> Task to carry out:
Leave out the pictures and repeat every record exactly.

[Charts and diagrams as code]
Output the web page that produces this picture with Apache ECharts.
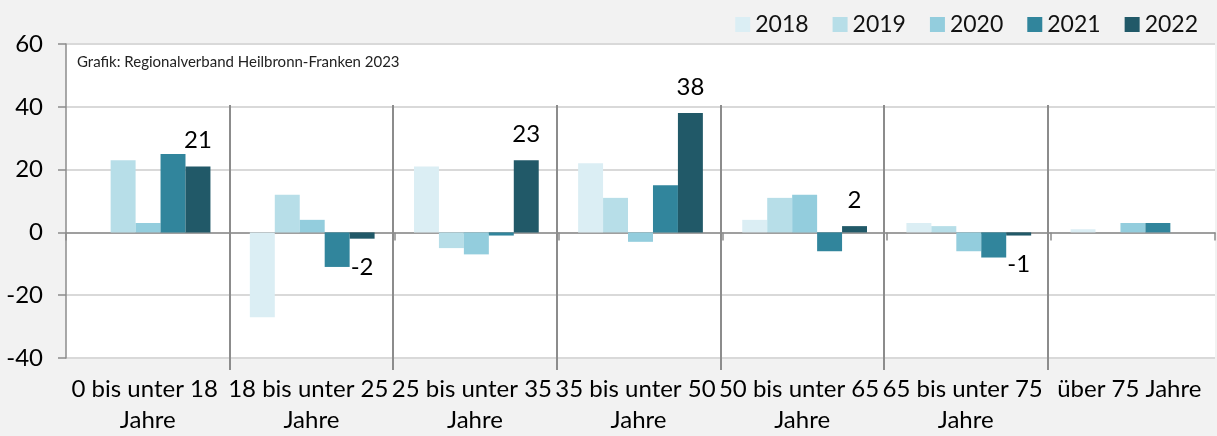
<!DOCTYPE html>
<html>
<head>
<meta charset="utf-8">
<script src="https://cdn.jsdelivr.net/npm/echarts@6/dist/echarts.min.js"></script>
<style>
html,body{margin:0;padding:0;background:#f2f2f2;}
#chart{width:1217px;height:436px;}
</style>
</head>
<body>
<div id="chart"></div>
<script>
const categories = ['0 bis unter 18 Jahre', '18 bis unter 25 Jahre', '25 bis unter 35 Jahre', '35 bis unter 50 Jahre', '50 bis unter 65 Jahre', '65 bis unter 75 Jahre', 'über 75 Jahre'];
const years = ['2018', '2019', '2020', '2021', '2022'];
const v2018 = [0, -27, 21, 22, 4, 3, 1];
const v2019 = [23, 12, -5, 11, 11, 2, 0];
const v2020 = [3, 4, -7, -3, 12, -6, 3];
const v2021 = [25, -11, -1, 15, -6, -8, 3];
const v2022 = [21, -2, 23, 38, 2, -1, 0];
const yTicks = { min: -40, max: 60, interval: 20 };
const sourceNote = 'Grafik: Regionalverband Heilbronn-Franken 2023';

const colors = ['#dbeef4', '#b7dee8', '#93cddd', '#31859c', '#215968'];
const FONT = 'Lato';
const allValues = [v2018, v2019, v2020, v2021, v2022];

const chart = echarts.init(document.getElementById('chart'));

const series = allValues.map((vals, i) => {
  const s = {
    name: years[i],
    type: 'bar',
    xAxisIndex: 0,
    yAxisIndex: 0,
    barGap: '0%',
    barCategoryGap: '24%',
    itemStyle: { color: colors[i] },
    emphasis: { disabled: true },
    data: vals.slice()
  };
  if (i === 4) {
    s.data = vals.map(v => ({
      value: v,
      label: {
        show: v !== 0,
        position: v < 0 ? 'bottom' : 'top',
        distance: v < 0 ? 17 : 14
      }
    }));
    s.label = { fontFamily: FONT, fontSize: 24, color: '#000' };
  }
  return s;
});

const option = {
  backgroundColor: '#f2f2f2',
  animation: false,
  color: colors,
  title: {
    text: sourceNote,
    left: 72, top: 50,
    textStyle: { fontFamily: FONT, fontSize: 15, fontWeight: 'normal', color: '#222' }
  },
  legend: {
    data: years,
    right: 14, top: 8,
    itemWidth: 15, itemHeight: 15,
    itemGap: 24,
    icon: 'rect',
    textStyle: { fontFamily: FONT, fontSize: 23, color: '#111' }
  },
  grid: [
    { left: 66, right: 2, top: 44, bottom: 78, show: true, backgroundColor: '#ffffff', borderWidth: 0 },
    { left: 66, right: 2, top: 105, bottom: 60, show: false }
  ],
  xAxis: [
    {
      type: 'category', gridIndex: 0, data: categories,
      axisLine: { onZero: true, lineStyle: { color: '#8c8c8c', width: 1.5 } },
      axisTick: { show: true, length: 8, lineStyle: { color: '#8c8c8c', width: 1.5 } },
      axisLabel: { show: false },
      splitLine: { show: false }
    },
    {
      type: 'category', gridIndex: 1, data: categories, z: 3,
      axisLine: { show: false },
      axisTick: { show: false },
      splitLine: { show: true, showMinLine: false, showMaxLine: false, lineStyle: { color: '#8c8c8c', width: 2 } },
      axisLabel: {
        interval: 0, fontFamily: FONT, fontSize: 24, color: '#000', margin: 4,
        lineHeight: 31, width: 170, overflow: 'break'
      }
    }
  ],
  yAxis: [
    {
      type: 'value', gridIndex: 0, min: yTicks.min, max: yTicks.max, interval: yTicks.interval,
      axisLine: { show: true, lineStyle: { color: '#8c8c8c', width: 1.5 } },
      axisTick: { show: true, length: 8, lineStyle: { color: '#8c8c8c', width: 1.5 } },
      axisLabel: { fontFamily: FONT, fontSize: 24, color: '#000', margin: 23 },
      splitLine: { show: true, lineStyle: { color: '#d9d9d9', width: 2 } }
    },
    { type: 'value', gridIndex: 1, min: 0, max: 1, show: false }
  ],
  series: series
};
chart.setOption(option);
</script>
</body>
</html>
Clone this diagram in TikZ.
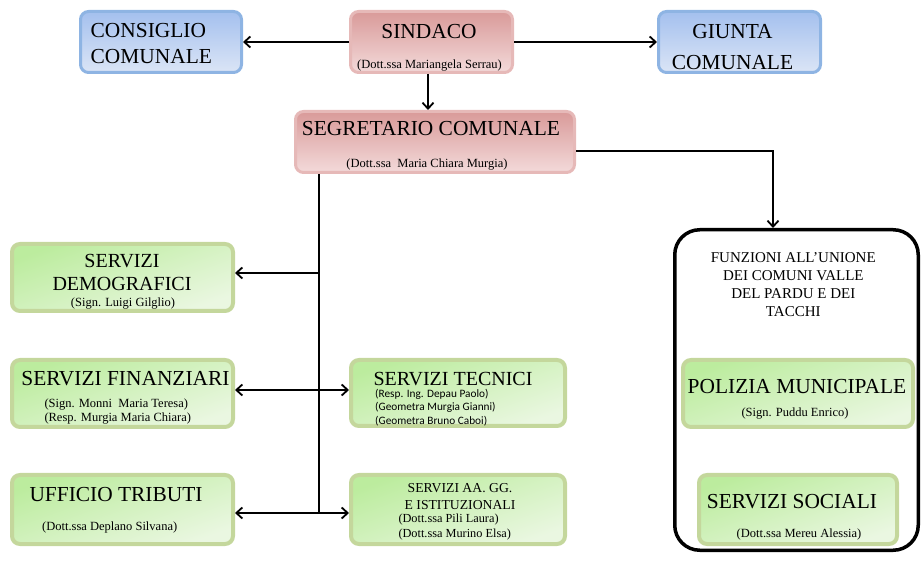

> Task answer:
Output the web page that produces this picture with Apache ECharts.
<!DOCTYPE html>
<html>
<head>
<meta charset="utf-8">
<script src="https://cdn.jsdelivr.net/npm/echarts@6/dist/echarts.min.js"></script>
<style>
html,body{margin:0;padding:0;background:#f2f2f2;}
#chart{width:1217px;height:436px;}
</style>
</head>
<body>
<div id="chart"></div>
<script>
const categories = ['0 bis unter 18 Jahre', '18 bis unter 25 Jahre', '25 bis unter 35 Jahre', '35 bis unter 50 Jahre', '50 bis unter 65 Jahre', '65 bis unter 75 Jahre', 'über 75 Jahre'];
const years = ['2018', '2019', '2020', '2021', '2022'];
const v2018 = [0, -27, 21, 22, 4, 3, 1];
const v2019 = [23, 12, -5, 11, 11, 2, 0];
const v2020 = [3, 4, -7, -3, 12, -6, 3];
const v2021 = [25, -11, -1, 15, -6, -8, 3];
const v2022 = [21, -2, 23, 38, 2, -1, 0];
const yTicks = { min: -40, max: 60, interval: 20 };
const sourceNote = 'Grafik: Regionalverband Heilbronn-Franken 2023';

const colors = ['#dbeef4', '#b7dee8', '#93cddd', '#31859c', '#215968'];
const FONT = 'Lato';
const allValues = [v2018, v2019, v2020, v2021, v2022];

const chart = echarts.init(document.getElementById('chart'));

const series = allValues.map((vals, i) => {
  const s = {
    name: years[i],
    type: 'bar',
    xAxisIndex: 0,
    yAxisIndex: 0,
    barGap: '0%',
    barCategoryGap: '24%',
    itemStyle: { color: colors[i] },
    emphasis: { disabled: true },
    data: vals.slice()
  };
  if (i === 4) {
    s.data = vals.map(v => ({
      value: v,
      label: {
        show: v !== 0,
        position: v < 0 ? 'bottom' : 'top',
        distance: v < 0 ? 17 : 14
      }
    }));
    s.label = { fontFamily: FONT, fontSize: 24, color: '#000' };
  }
  return s;
});

const option = {
  backgroundColor: '#f2f2f2',
  animation: false,
  color: colors,
  title: {
    text: sourceNote,
    left: 72, top: 50,
    textStyle: { fontFamily: FONT, fontSize: 15, fontWeight: 'normal', color: '#222' }
  },
  legend: {
    data: years,
    right: 14, top: 8,
    itemWidth: 15, itemHeight: 15,
    itemGap: 24,
    icon: 'rect',
    textStyle: { fontFamily: FONT, fontSize: 23, color: '#111' }
  },
  grid: [
    { left: 66, right: 2, top: 44, bottom: 78, show: true, backgroundColor: '#ffffff', borderWidth: 0 },
    { left: 66, right: 2, top: 105, bottom: 60, show: false }
  ],
  xAxis: [
    {
      type: 'category', gridIndex: 0, data: categories,
      axisLine: { onZero: true, lineStyle: { color: '#8c8c8c', width: 1.5 } },
      axisTick: { show: true, length: 8, lineStyle: { color: '#8c8c8c', width: 1.5 } },
      axisLabel: { show: false },
      splitLine: { show: false }
    },
    {
      type: 'category', gridIndex: 1, data: categories, z: 3,
      axisLine: { show: false },
      axisTick: { show: false },
      splitLine: { show: true, showMinLine: false, showMaxLine: false, lineStyle: { color: '#8c8c8c', width: 2 } },
      axisLabel: {
        interval: 0, fontFamily: FONT, fontSize: 24, color: '#000', margin: 4,
        lineHeight: 31, width: 170, overflow: 'break'
      }
    }
  ],
  yAxis: [
    {
      type: 'value', gridIndex: 0, min: yTicks.min, max: yTicks.max, interval: yTicks.interval,
      axisLine: { show: true, lineStyle: { color: '#8c8c8c', width: 1.5 } },
      axisTick: { show: true, length: 8, lineStyle: { color: '#8c8c8c', width: 1.5 } },
      axisLabel: { fontFamily: FONT, fontSize: 24, color: '#000', margin: 23 },
      splitLine: { show: true, lineStyle: { color: '#d9d9d9', width: 2 } }
    },
    { type: 'value', gridIndex: 1, min: 0, max: 1, show: false }
  ],
  series: series
};
chart.setOption(option);
</script>
</body>
</html>
Clone this diagram in TikZ.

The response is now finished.